Gather up every line from the entries below that uses the word "this".
------------------------------------
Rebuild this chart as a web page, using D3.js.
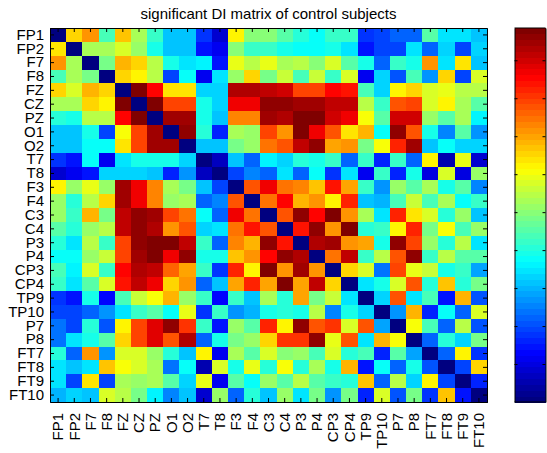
<!doctype html>
<html lang="en">
<head>
    <meta charset="utf-8"/>
    <title>significant DI matrix of control subjects</title>
    <style>
        body { margin: 0; background: #fff; }
        text { font-family: "Liberation Sans", Arial, sans-serif; fill: #000; }
        .axis path, .axis line { stroke: #000; }
        .cell { shape-rendering: crispEdges; }
    </style>
    <script src="https://d3js.org/d3.v7.min.js"></script>
</head>
<body>
<svg width="547" height="453"></svg>
<script>

    var channels = ["FP1", "FP2", "F7", "F8", "FZ", "CZ", "PZ", "O1", "O2", "T7", "T8",
                    "F3", "F4", "C3", "C4", "P3", "P4", "CP3", "CP4", "TP9", "TP10",
                    "P7", "P8", "FT7", "FT8", "FT9", "FT10"];

    // one row per source channel, columns in the same channel order
    var diRows = [
        [0, 0.65, 0.72, 0.44, 0.67, 0.53, 0.43, 0.31, 0.31, 0.17, 0.09, 0.625, 0.5, 0.5, 0.46, 0.41, 0.375, 0.43, 0.43, 0.17, 0.19, 0.23, 0.23, 0.46, 0.35, 0.34, 0.31],
        [0.64, 0, 0.53, 0.53, 0.57, 0.52, 0.40, 0.31, 0.31, 0.15, 0.12, 0.5, 0.42, 0.43, 0.40, 0.375, 0.375, 0.40, 0.35, 0.15, 0.19, 0.19, 0.34, 0.22, 0.33, 0.19, 0.33],
        [0.72, 0.53, 0, 0.48, 0.69, 0.66, 0.55, 0.40, 0.35, 0.36, 0.15, 0.6, 0.55, 0.59, 0.53, 0.55, 0.5, 0.58, 0.46, 0.40, 0.22, 0.43, 0.40, 0.72, 0.34, 0.64, 0.31],
        [0.44, 0.53, 0.48, 0, 0.65, 0.625, 0.55, 0.2, 0.375, 0.12, 0.34, 0.51, 0.65, 0.48, 0.56, 0.44, 0.56, 0.43, 0.58, 0.12, 0.33, 0.21, 0.44, 0.27, 0.66, 0.19, 0.58],
        [0.66, 0.57, 0.69, 0.65, 0, 0.98, 0.86, 0.64, 0.64, 0.33, 0.33, 0.93, 0.93, 0.91, 0.9, 0.8, 0.8, 0.86, 0.84, 0.44, 0.33, 0.625, 0.66, 0.58, 0.6, 0.55, 0.55],
        [0.53, 0.53, 0.66, 0.625, 0.98, 0, 1.0, 0.8, 0.8, 0.40, 0.33, 0.875, 0.875, 0.96, 0.96, 0.94, 0.94, 0.91, 0.91, 0.55, 0.43, 0.78, 0.8, 0.57, 0.625, 0.53, 0.46],
        [0.41, 0.4, 0.55, 0.55, 0.86, 1.0, 0, 0.95, 0.95, 0.40, 0.31, 0.73, 0.73, 0.94, 0.93, 1.0, 1.0, 0.9, 0.875, 0.61, 0.46, 0.9, 0.9, 0.51, 0.46, 0.53, 0.36],
        [0.31, 0.31, 0.4, 0.19, 0.61, 0.8, 0.95, 0, 0.96, 0.41, 0.16, 0.53, 0.51, 0.8, 0.72, 0.98, 0.875, 0.77, 0.64, 0.68, 0.375, 0.96, 0.78, 0.4, 0.25, 0.46, 0.27],
        [0.31, 0.31, 0.375, 0.375, 0.64, 0.8, 0.95, 0.95, 0, 0.32, 0.32, 0.48, 0.51, 0.75, 0.78, 0.92, 0.96, 0.7, 0.72, 0.48, 0.61, 0.82, 0.94, 0.31, 0.375, 0.33, 0.33],
        [0.17, 0.14, 0.375, 0.12, 0.34, 0.4, 0.4, 0.4, 0.33, 0, 0.07, 0.31, 0.22, 0.36, 0.33, 0.41, 0.39, 0.43, 0.23, 0.43, 0.16, 0.43, 0.22, 0.625, 0.06, 0.59, 0.08],
        [0.08, 0.12, 0.14, 0.33, 0.33, 0.33, 0.31, 0.16, 0.27, 0.07, 0, 0.19, 0.25, 0.23, 0.34, 0.23, 0.375, 0.17, 0.35, 0.12, 0.43, 0.16, 0.4, 0.1, 0.58, 0.1, 0.51],
        [0.625, 0.51, 0.6, 0.51, 0.94, 0.875, 0.73, 0.53, 0.48, 0.31, 0.19, 0, 0.78, 0.875, 0.75, 0.73, 0.67, 0.84, 0.7, 0.43, 0.27, 0.51, 0.46, 0.53, 0.39, 0.46, 0.25],
        [0.51, 0.41, 0.55, 0.65, 0.94, 0.875, 0.73, 0.51, 0.53, 0.22, 0.25, 0.78, 0, 0.75, 0.86, 0.69, 0.71, 0.625, 0.83, 0.32, 0.3, 0.44, 0.56, 0.44, 0.53, 0.375, 0.43],
        [0.51, 0.43, 0.69, 0.48, 0.92, 0.96, 0.95, 0.8, 0.74, 0.37, 0.23, 0.875, 0.75, 0, 0.78, 0.96, 0.86, 1.0, 0.71, 0.53, 0.34, 0.83, 0.64, 0.57, 0.41, 0.51, 0.32],
        [0.46, 0.41, 0.51, 0.55, 0.91, 0.96, 0.93, 0.72, 0.78, 0.33, 0.35, 0.75, 0.84, 0.78, 0, 0.84, 0.96, 0.71, 1.0, 0.41, 0.43, 0.625, 0.83, 0.48, 0.61, 0.44, 0.51],
        [0.41, 0.35, 0.55, 0.43, 0.8, 0.96, 1.0, 0.98, 0.92, 0.43, 0.23, 0.73, 0.69, 0.96, 0.84, 0, 0.93, 0.94, 0.71, 0.7, 0.39, 0.96, 0.8, 0.51, 0.41, 0.55, 0.35],
        [0.375, 0.375, 0.51, 0.56, 0.8, 0.95, 1.0, 0.875, 0.96, 0.39, 0.4, 0.67, 0.71, 0.86, 0.96, 0.93, 0, 0.74, 0.91, 0.43, 0.55, 0.78, 0.96, 0.43, 0.55, 0.46, 0.46],
        [0.44, 0.36, 0.58, 0.43, 0.86, 0.93, 0.91, 0.76, 0.7, 0.43, 0.17, 0.83, 0.625, 1.0, 0.72, 0.95, 0.72, 0, 0.65, 0.57, 0.24, 0.8, 0.6, 0.56, 0.39, 0.43, 0.28],
        [0.43, 0.35, 0.46, 0.58, 0.84, 0.92, 0.875, 0.66, 0.72, 0.23, 0.31, 0.7, 0.82, 0.7, 1.0, 0.7, 0.91, 0.65, 0, 0.34, 0.4, 0.58, 0.78, 0.41, 0.67, 0.41, 0.48],
        [0.17, 0.14, 0.39, 0.13, 0.44, 0.56, 0.61, 0.68, 0.51, 0.43, 0.13, 0.43, 0.32, 0.53, 0.41, 0.7, 0.48, 0.56, 0.34, 0, 0.33, 0.78, 0.35, 0.44, 0.14, 0.68, 0.21],
        [0.19, 0.19, 0.22, 0.27, 0.34, 0.43, 0.46, 0.375, 0.6, 0.17, 0.43, 0.27, 0.3, 0.39, 0.41, 0.39, 0.55, 0.25, 0.39, 0.33, 0, 0.27, 0.69, 0.16, 0.375, 0.23, 0.58],
        [0.24, 0.19, 0.41, 0.21, 0.625, 0.8, 0.89, 0.96, 0.81, 0.43, 0.15, 0.51, 0.46, 0.83, 0.625, 0.96, 0.78, 0.81, 0.58, 0.78, 0.28, 0, 0.61, 0.44, 0.22, 0.55, 0.21],
        [0.24, 0.34, 0.4, 0.46, 0.66, 0.8, 0.89, 0.78, 0.93, 0.23, 0.4, 0.48, 0.51, 0.65, 0.81, 0.81, 0.96, 0.59, 0.78, 0.35, 0.69, 0.61, 0, 0.23, 0.41, 0.33, 0.48],
        [0.41, 0.22, 0.72, 0.27, 0.58, 0.58, 0.51, 0.41, 0.31, 0.625, 0.12, 0.53, 0.46, 0.57, 0.5, 0.51, 0.44, 0.57, 0.41, 0.44, 0.16, 0.46, 0.28, 0, 0.22, 0.625, 0.17],
        [0.35, 0.32, 0.35, 0.67, 0.61, 0.57, 0.53, 0.24, 0.375, 0.06, 0.58, 0.39, 0.6, 0.41, 0.61, 0.41, 0.53, 0.39, 0.68, 0.14, 0.375, 0.22, 0.4, 0.21, 0, 0.19, 0.65],
        [0.34, 0.19, 0.64, 0.19, 0.53, 0.51, 0.53, 0.46, 0.33, 0.59, 0.12, 0.46, 0.375, 0.51, 0.46, 0.55, 0.46, 0.43, 0.41, 0.67, 0.23, 0.55, 0.33, 0.625, 0.19, 0, 0.16],
        [0.3, 0.33, 0.32, 0.58, 0.55, 0.48, 0.36, 0.25, 0.32, 0.08, 0.51, 0.22, 0.41, 0.31, 0.51, 0.34, 0.48, 0.27, 0.48, 0.16, 0.58, 0.21, 0.48, 0.17, 0.67, 0.15, 0]
    ];

    var cbarTicks = [0.1, 0.2, 0.3, 0.4, 0.5, 0.6, 0.7, 0.8, 0.9];
    var vmax = 0.985;
    var nLevels = 64;

    var svg = d3.select("svg"),
        pLeft = 50, pTop = 28, pRight = 487, pBottom = 402,
        cbLeft = 514.5, cbRight = 545.5;

    // matlab style jet, 64 steps
    function jet(t) {
        var k = Math.min(nLevels - 1, Math.max(0, Math.floor(t * nLevels))) / (nLevels - 1);
        function c(v) { return Math.round(255 * Math.max(0, Math.min(1, v))); }
        return "rgb(" + c(1.5 - Math.abs(4 * k - 3)) + "," +
                        c(1.5 - Math.abs(4 * k - 2)) + "," +
                        c(1.5 - Math.abs(4 * k - 1)) + ")";
    }

    var color = d3.scaleSequential(jet).domain([0, vmax]);

    var x = d3.scaleBand().domain(channels).range([pLeft, pRight]),
        y = d3.scaleBand().domain(channels).range([pTop, pBottom]);

    var cells = [];
    diRows.forEach(function(row, i) {
        row.forEach(function(v, j) {
            cells.push({ from: channels[i], to: channels[j], v: v });
        });
    });

    svg.append("g")
       .selectAll(".cell")
       .data(cells)
       .enter().append("rect")
       .attr("class", "cell")
       .attr("x", function(d) { return x(d.to); })
       .attr("y", function(d) { return y(d.from); })
       .attr("width", x.bandwidth() + 0.5)
       .attr("height", y.bandwidth() + 0.5)
       .attr("fill", function(d) { return color(d.v); });

    svg.append("text")
       .attr("x", (pLeft + pRight) / 2)
       .attr("y", 19)
       .attr("text-anchor", "middle")
       .attr("font-size", "15px")
       .text("significant DI matrix of control subjects");

    // axes, ticks pointing inwards like matlab
    svg.append("g")
       .attr("class", "axis")
       .attr("transform", "translate(" + pLeft + ",0)")
       .call(d3.axisLeft(y).tickSizeInner(-4).tickSizeOuter(0).tickPadding(6))
       .selectAll("text")
       .attr("font-size", "15px");

    svg.append("g")
       .attr("class", "axis")
       .attr("transform", "translate(" + pRight + ",0)")
       .call(d3.axisRight(y).tickSizeInner(-4).tickSizeOuter(0).tickFormat(""));

    svg.append("g")
       .attr("class", "axis")
       .attr("transform", "translate(0," + pTop + ")")
       .call(d3.axisTop(x).tickSizeInner(-4).tickSizeOuter(0).tickFormat(""));

    var xAxis = svg.append("g")
       .attr("class", "axis")
       .attr("transform", "translate(0," + pBottom + ")")
       .call(d3.axisBottom(x).tickSizeInner(-4).tickSizeOuter(0));

    xAxis.selectAll("text")
       .attr("font-size", "15px")
       .attr("transform", "rotate(-90)")
       .attr("text-anchor", "end")
       .attr("x", -11)
       .attr("y", 0)
       .attr("dy", "0.35em");

    svg.selectAll(".axis text").attr("fill", "#000").style("font-family", "'Liberation Sans', Arial, sans-serif");

    // colorbar
    var cy = d3.scaleLinear().domain([0, vmax]).range([pBottom, pTop]);
    var levels = d3.range(nLevels);

    svg.append("g")
       .selectAll("rect")
       .data(levels)
       .enter().append("rect")
       .attr("class", "cell")
       .attr("x", cbLeft)
       .attr("width", cbRight - cbLeft)
       .attr("y", function(i) { return cy((i + 1) * vmax / nLevels); })
       .attr("height", function(i) { return cy(i * vmax / nLevels) - cy((i + 1) * vmax / nLevels) + 0.5; })
       .attr("fill", function(i) { return color((i + 0.5) * vmax / nLevels); });

    svg.append("g")
       .attr("class", "axis")
       .attr("transform", "translate(" + cbLeft + ",0)")
       .call(d3.axisLeft(cy).tickValues(cbarTicks).tickSizeInner(-3).tickSizeOuter(0).tickFormat(""));

    svg.append("g")
       .attr("class", "axis")
       .attr("transform", "translate(" + cbRight + ",0)")
       .call(d3.axisRight(cy).tickValues(cbarTicks).tickSizeInner(-3).tickSizeOuter(0).tickFormat(""));

    svg.append("line")
       .attr("x1", cbLeft).attr("x2", cbRight).attr("y1", pTop).attr("y2", pTop)
       .attr("stroke", "#000");
    svg.append("line")
       .attr("x1", cbLeft).attr("x2", cbRight).attr("y1", pBottom).attr("y2", pBottom)
       .attr("stroke", "#000");

</script>
</body>
</html>
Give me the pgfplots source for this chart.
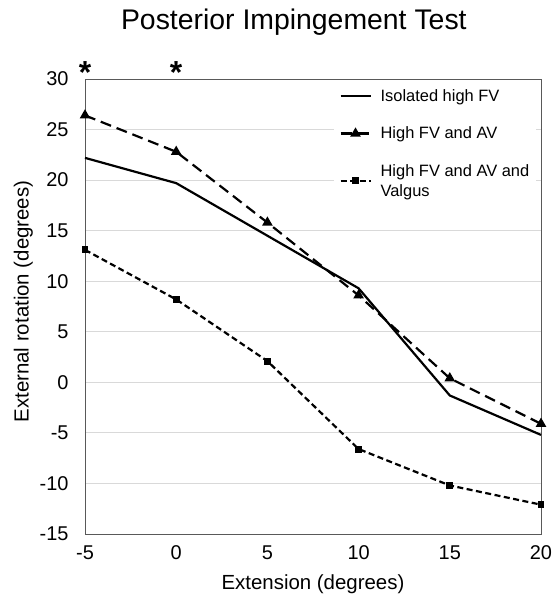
\documentclass[border=0pt]{standalone}
\usepackage{pgfplots}
\pgfplotsset{compat=1.18}
\usepackage{fontspec}
\setmainfont{Liberation Sans}
\definecolor{axgray}{HTML}{595959}
\definecolor{gridgray}{HTML}{D9D9D9}
\begin{document}
\begin{tikzpicture}
\useasboundingbox (-85bp,-67bp) rectangle (468bp,534bp);
\begin{axis}[
  at={(0,0)}, anchor=south west,
  scale only axis, width=456bp, height=455bp,
  xmin=-5, xmax=20, ymin=-15, ymax=30,
  xtick={-5,0,5,10,15,20}, ytick={-15,-10,...,30},
  major tick length=0pt,
  axis line style={axgray, line width=1pt},
  ymajorgrids, grid style={gridgray, line width=0.8pt},
  /pgf/number format/assume math mode=true,
  tick label style={font=\fontsize{20}{22}\selectfont},
  xticklabel style={yshift=-8bp},
  yticklabel style={xshift=-13bp},
  xlabel={Extension (degrees)},
  ylabel={External rotation (degrees)},
  label style={font=\fontsize{20.5}{23}\selectfont},
  xlabel style={yshift=-8bp},
  ylabel style={yshift=0bp, xshift=5bp},
  title={Posterior Impingement Test},
  title style={font=\fontsize{28.5}{32}\selectfont, at={(rel axis cs:0.458,1)}, anchor=base, yshift=44bp},
  clip=false,
  legend style={draw=none, fill=white, at={(rel axis cs:0.99,0.995)}, anchor=north east,
    font=\fontsize{16.5}{20}\selectfont, row sep=20bp, inner xsep=5bp, inner ysep=6bp,
    cells={align=left, anchor=west},
    /tikz/every odd column/.append style={column sep=7bp}},
  legend image code/.code={\draw[mark repeat=2, mark phase=2] plot coordinates {(0bp,0bp) (15bp,0bp) (30bp,0bp)};},
]
\addplot[black, line width=2.2pt] coordinates {(-5,22.2) (0,19.7) (5,14.5) (10,9.3) (15,-1.3) (20,-5.2)};
\addlegendentry{Isolated high FV}
\addplot[black, line width=2.2pt, dash pattern=on 11bp off 6bp, mark=triangle*, mark size=4bp, mark options={solid}] coordinates {(-5,26.4) (0,22.8) (5,15.8) (10,8.6) (15,0.4) (20,-4.1)};
\addlegendentry{High FV and AV}
\addplot[black, line width=2.2pt, dash pattern=on 6bp off 3.5bp, mark=square*, mark size=2.4bp, mark options={solid}] coordinates {(-5,13.1) (0,8.2) (5,2.1) (10,-6.6) (15,-10.2) (20,-12.1)};
\addlegendentry{High FV and AV and\\Valgus}
\node[font=\bfseries\fontsize{32}{34}\selectfont, inner sep=0pt] at (axis cs:-5,30.6) {*};
\node[font=\bfseries\fontsize{32}{34}\selectfont, inner sep=0pt] at (axis cs:0,30.6) {*};
\end{axis}
\end{tikzpicture}
\end{document}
------------------------------------
> **Task result**
Rebuild this chart as a web page, using D3.js.
Give me the pgfplots source for this chart.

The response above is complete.